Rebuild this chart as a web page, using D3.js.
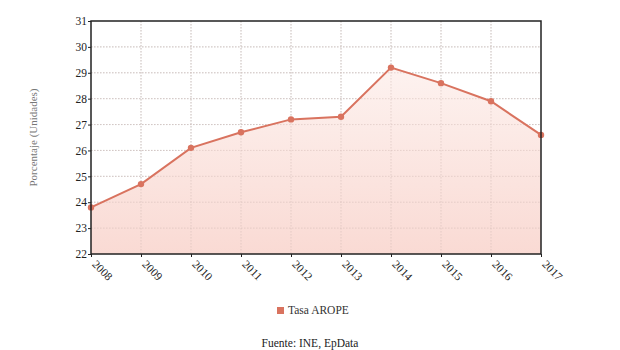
<!DOCTYPE html>
<html><head><meta charset="utf-8">
<script src="https://cdn.jsdelivr.net/npm/d3@7"></script>
<style>body{margin:0;background:#fff}svg{display:block}</style>
</head><body>
<svg id="c" width="620" height="350"></svg>
<script>
const years = ["2008","2009","2010","2011","2012","2013","2014","2015","2016","2017"];
const values = [23.8,24.7,26.1,26.7,27.2,27.3,29.2,28.6,27.9,26.6];
const yTicks = [22,23,24,25,26,27,28,29,30,31];
const seriesName = "Tasa AROPE";
const yLabel = "Porcentaje (Unidades)";
const source = "Fuente: INE, EpData";

const svg = d3.select("#c");
const L=91, R=541, T=21, B=254;
const x = d3.scalePoint().domain(years).range([L,R]);
const y = d3.scaleLinear().domain([22,31]).range([B,T]);
const font = "'Liberation Serif', 'Times New Roman', serif";
const col = "#d9735f";

const defs = svg.append("defs");
const g = defs.append("linearGradient").attr("id","gr").attr("x1",0).attr("y1",0).attr("x2",0).attr("y2",1);
g.append("stop").attr("offset","0%").attr("stop-color","#fdf1ee");
g.append("stop").attr("offset","100%").attr("stop-color","#f9d6cf");

function grid(stroke, op){
  svg.append("g").selectAll("line").data(yTicks.slice(1,-1)).join("line")
    .attr("x1",L).attr("x2",R).attr("y1",d=>y(d)).attr("y2",d=>y(d))
    .attr("stroke",stroke).attr("stroke-dasharray","1.5,1.5").attr("stroke-width",1).attr("opacity",op);
  svg.append("g").selectAll("line").data(years.slice(1,-1)).join("line")
    .attr("y1",T).attr("y2",B).attr("x1",d=>x(d)).attr("x2",d=>x(d))
    .attr("stroke",stroke).attr("stroke-dasharray","1.5,1.5").attr("stroke-width",1).attr("opacity",op);
}
grid("#cfcfcf",1);

const data = years.map((k,i)=>({k,v:values[i]}));
svg.append("path").datum(data)
  .attr("d", d3.area().x(d=>x(d.k)).y0(B).y1(d=>y(d.v)))
  .attr("fill","url(#gr)").attr("opacity",0.9);
grid("#d8c0bb",0.5);

svg.append("path").datum(data)
  .attr("d", d3.line().x(d=>x(d.k)).y(d=>y(d.v)))
  .attr("fill","none").attr("stroke",col).attr("stroke-width",2);
svg.append("g").selectAll("circle").data(data).join("circle")
  .attr("cx",d=>x(d.k)).attr("cy",d=>y(d.v)).attr("r",3.2).attr("fill",col);

svg.append("rect").attr("x",L).attr("y",T).attr("width",R-L).attr("height",B-T)
  .attr("fill","none").attr("stroke","#222").attr("stroke-width",1.5);

const ya = svg.append("g").attr("transform",`translate(${L},0)`)
  .call(d3.axisLeft(y).tickValues(yTicks).tickSize(3).tickFormat(d3.format("d")));
ya.select(".domain").remove();
ya.selectAll("line").attr("stroke","#222");
ya.selectAll("text").attr("font-family",font).attr("font-size",11.5).attr("fill","#222").attr("x",-4);

const xa = svg.append("g").attr("transform",`translate(0,${B})`)
  .call(d3.axisBottom(x).tickSize(3));
xa.select(".domain").remove();
xa.selectAll("line").attr("stroke","#222");
xa.selectAll("text").attr("font-family",font).attr("font-size",11.5).attr("fill","#222")
  .attr("text-anchor","start").attr("dy",0).attr("y",0)
  .attr("transform","translate(0,11) rotate(45)");

svg.append("text").attr("transform",`translate(37,${(T+B)/2}) rotate(-90)`)
  .attr("text-anchor","middle").attr("font-family",font).attr("font-size",11).attr("fill","#777").text(yLabel);

svg.append("rect").attr("x",277).attr("y",307).attr("width",7).attr("height",7).attr("fill",col);
svg.append("text").attr("x",288).attr("y",314).attr("font-family",font).attr("font-size",11.5).attr("fill","#333").text(seriesName);

svg.append("text").attr("x",310).attr("y",347).attr("text-anchor","middle")
  .attr("font-family",font).attr("font-size",11.5).attr("fill","#222").text(source);
</script>
</body></html>
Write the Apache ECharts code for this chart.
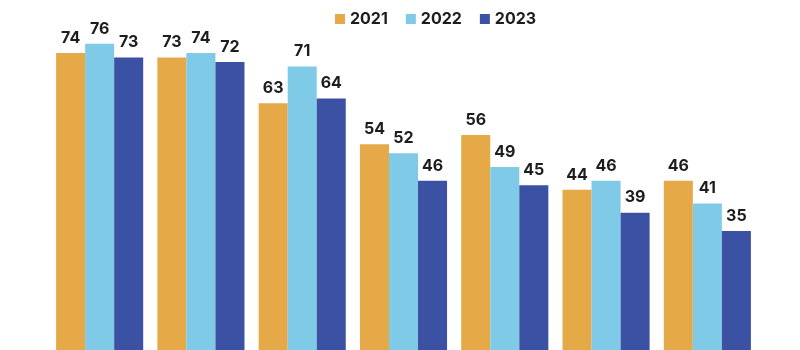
<!DOCTYPE html>
<html>
<head>
<meta charset="utf-8">
<script src="https://cdn.jsdelivr.net/npm/echarts@6/dist/echarts.min.js"></script>
<style>
  html, body { margin: 0; padding: 0; background: #fff; }
  #main { width: 800px; height: 350px; }
</style>
</head>
<body>
<div id="main"></div>
<script>
// data
const categories = ['A', 'B', 'C', 'D', 'E', 'F', 'G'];
const seriesNames = ['2021', '2022', '2023'];
const values2021 = [74, 73, 63, 54, 56, 44, 46];
const values2022 = [76, 74, 71, 52, 49, 46, 41];
const values2023 = [73, 72, 64, 46, 45, 39, 35];
const colors = ['#E6A947', '#7FCBE7', '#3B51A3'];

const chart = echarts.init(document.getElementById('main'));

const allValues = [values2021, values2022, values2023];

const option = {
  animation: false,
  color: colors,
  legend: {
    left: 330,
    top: 6,
    icon: 'rect',
    itemWidth: 10,
    itemHeight: 10,
    itemGap: 18,
    textStyle: {
      fontFamily: 'Inter',
      fontWeight: 'bold',
      fontSize: 16,
      color: '#1d1d1f'
    },
    data: seriesNames
  },
  grid: {
    left: 49,
    right: 42,
    top: 0,
    bottom: 0
  },
  xAxis: {
    type: 'category',
    data: categories,
    axisLine: { show: false },
    axisTick: { show: false },
    axisLabel: { show: false }
  },
  yAxis: {
    type: 'value',
    // the picture is cropped: the bars are cut off well above zero
    min: 8.9,
    max: 85.6,
    show: false,
    splitLine: { show: false }
  },
  series: seriesNames.map((name, i) => ({
    name: name,
    type: 'bar',
    barGap: '0%',
    barCategoryGap: '14%',
    data: allValues[i],
    label: {
      show: true,
      position: 'top',
      distance: 7,
      fontFamily: 'Inter',
      fontWeight: 'bold',
      fontSize: 16,
      color: '#1d1d1f'
    }
  }))
};

chart.setOption(option);
</script>
</body>
</html>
══════════
_Stated exercise_
Select every line above that contains the word "this", and copy it.

_Answer in full_
Rebuild this chart as a web page, using D3.js.
Write the Apache ECharts code for this chart.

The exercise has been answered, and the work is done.